The two couples are in tension with another set of four: Mrs. Kast (Brigitte Mira) who has some kind of underground or criminal relationship with Mr. Christ – ‘Ali Ben Basset has been murdered in Paris. We are the only two left,’ he tells her, a sort of McGuffin as this remains external to the main narrative but adds clouds of narrative possibilities that overhang but are never brought into focus. Just like Mrs. Kast’s son Gabriel (Volker Spengler), boot-boy and plagiarist, at the beginning of the film when he asks the petrol station attendant. ‘Have you ever been to hell?’ ‘Yes’.

dolls

The other two of that outside four are Angela herself and her nanny, Traunitz (Macha Méril). Traunitz has the kind of easy relationship with her charge that Angela wishes she had with her mother. They listen to techno – Kraftwerk: fun, rhythmic, partial —  instead of symphonies (Mahler’s Symphony No.8)  aiming for the totalising and divine. Traunitz herself is conducting a sexual relationship with Gabriel, who reciprocates though he seems himself as more androgynous, sexually more anarchic; and that includes a sexual tension depicted with Angela, who discovered he was a plagiarist years before and has the upper hand.

 

Fassbinder turns the tables here and explores the cruelty and harshness of the small and the weak to show the power and ruthlessness of the victim. That is basically the function of the character of the daughter. The mother is as is usual with Carstensen’s characters for Fassbinder, the target and recipient of much of the film’s sadism.

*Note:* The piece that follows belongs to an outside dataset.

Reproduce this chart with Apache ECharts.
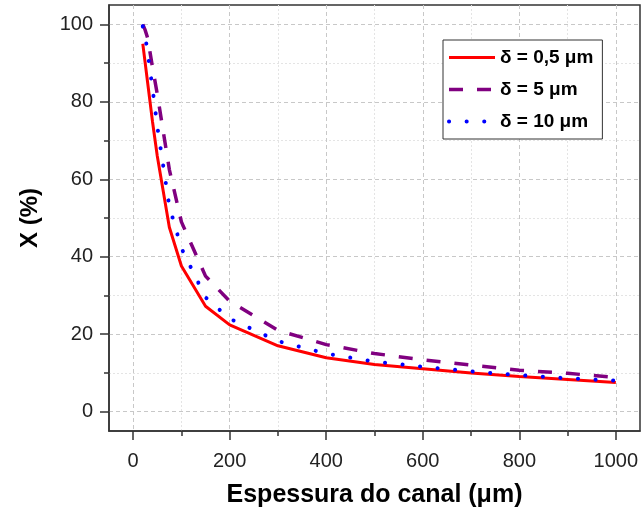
<!DOCTYPE html>
<html>
<head>
<meta charset="utf-8">
<script src="https://cdn.jsdelivr.net/npm/echarts@6/dist/echarts.min.js"></script>
<style>
html,body{margin:0;padding:0;background:#fff;}
#chart{width:642px;height:513px;}
</style>
</head>
<body>
<div id="chart"></div>
<script>
// Channel thickness (µm)
const thickness = [20, 25, 30, 40, 50, 75, 100, 150, 200, 300, 400, 500, 600, 700, 800, 900, 1000];
// X (%) for each delta
const delta05 = [95, 90, 85, 75, 66, 47.6, 37.6, 27.2, 22.4, 17, 13.9, 12.2, 11.1, 10, 9.1, 8.3, 7.5];
const delta5  = [100, 98.5, 96.5, 89, 82, 62.5, 49, 35, 28.5, 21, 17.3, 15, 13.4, 12, 10.7, 9.9, 8.8];
const delta10 = [99.5, 97, 92.7, 83.6, 73.7, 53, 42.2, 29.5, 24, 18.2, 15, 12.9, 11.6, 10.4, 9.4, 8.6, 8.0];
const seriesNames = ['δ = 0,5 μm', 'δ = 5 μm', 'δ = 10 μm'];
// Tick values
const xMajorTicks = [0, 200, 400, 600, 800, 1000];
const xMinorTicks = [100, 300, 500, 700, 900];
const yMajorTicks = [0, 20, 40, 60, 80, 100];
const yMinorTicks = [10, 30, 50, 70, 90];
const xTitle = 'Espessura do canal (μm)';
const yTitle = 'X (%)';

function pairs(ys) { return thickness.map((x, i) => [x, ys[i]]); }

const font = 'Liberation Sans, Arial, sans-serif';
const axisColor = '#333';
const labelStyle = {fontFamily: font, fontSize: 20, color: '#222'};

function majorAxis(pos, min, max, ticks, name, gap, labelMargin, nameSize) {
  return {
    type: 'value', position: pos, offset: 0, min: min, max: max,
    name: name, nameLocation: 'middle', nameGap: gap,
    nameTextStyle: {fontFamily: font, fontSize: nameSize, fontWeight: 'bold', color: '#000'},
    axisLine: {show: true, onZero: false, lineStyle: {color: axisColor, width: 1.5}},
    axisTick: {show: true, inside: false, length: 9, customValues: ticks, lineStyle: {color: axisColor, width: 1.5}},
    axisLabel: {margin: labelMargin, customValues: ticks, formatter: v => String(v), ...labelStyle},
    splitLine: {show: true, lineStyle: {color: '#c8c8c8', type: [4, 3], width: 1}}
  };
}
function minorAxis(pos, min, max, ticks) {
  return {
    type: 'value', position: pos, offset: 0, min: min, max: max,
    axisLine: {show: false, onZero: false},
    axisTick: {show: true, inside: false, length: 5, customValues: ticks, lineStyle: {color: axisColor, width: 1.5}},
    axisLabel: {show: false, customValues: ticks},
    splitLine: {show: true, lineStyle: {color: '#e4e4e4', type: [2, 2], width: 1}}
  };
}

const chart = echarts.init(document.getElementById('chart'), null, {renderer: 'canvas'});
chart.setOption({
  animation: false,
  backgroundColor: '#ffffff',
  grid: {left: 109, top: 5, right: 2, bottom: 80, show: true, borderColor: axisColor, borderWidth: 1.5, backgroundColor: 'transparent'},
  legend: {
    orient: 'vertical', left: 443, top: 40,
    padding: [8, 9, 8, 4], itemGap: 13, itemWidth: 46, itemHeight: 14,
    borderColor: '#333', borderWidth: 1, backgroundColor: '#fff',
    itemStyle: {opacity: 0},
    lineStyle: {width: 'inherit'},
    textStyle: {fontFamily: font, fontSize: 19, fontWeight: 'bold', color: '#000'},
    data: seriesNames
  },
  xAxis: [
    majorAxis('bottom', -50, 1050, xMajorTicks, xTitle, 52, 20, 25),
    minorAxis('bottom', -50, 1050, xMinorTicks)
  ],
  yAxis: [
    majorAxis('left', -5, 105, yMajorTicks, yTitle, 67, 16, 24),
    minorAxis('left', -5, 105, yMinorTicks)
  ],
  series: [
    {name: seriesNames[0], type: 'line', data: pairs(delta05), symbol: 'none', color: '#ff0000',
     lineStyle: {color: '#ff0000', width: 3}},
    {name: seriesNames[1], type: 'line', data: pairs(delta5), symbol: 'none', color: '#800080',
     lineStyle: {color: '#800080', width: 3.5, type: [14, 14]}},
    {name: seriesNames[2], type: 'line', data: pairs(delta10), symbol: 'none', color: '#0000ff',
     lineStyle: {color: '#0000ff', width: 4, type: [0.1, 17.5], cap: 'round'}}
  ]
});
</script>
</body>
</html>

rhyming shot and another kind of discovery

When the game of Chinese Roulette begins, the verbal rapiers begin to wound, culminating in the question, ‘What Would This Person Have Been in The Third Reich?’ The film ends mysteriously with the sound of a gunshot, a night-time procession and a quotation from Christian wedding vows; a somewhat reductive ending as the film seems to have been about so much more than that.

 

According to wiki, Andrew Sarris devoted a whole university course to CHINESE ROULETTE.  I can understand why.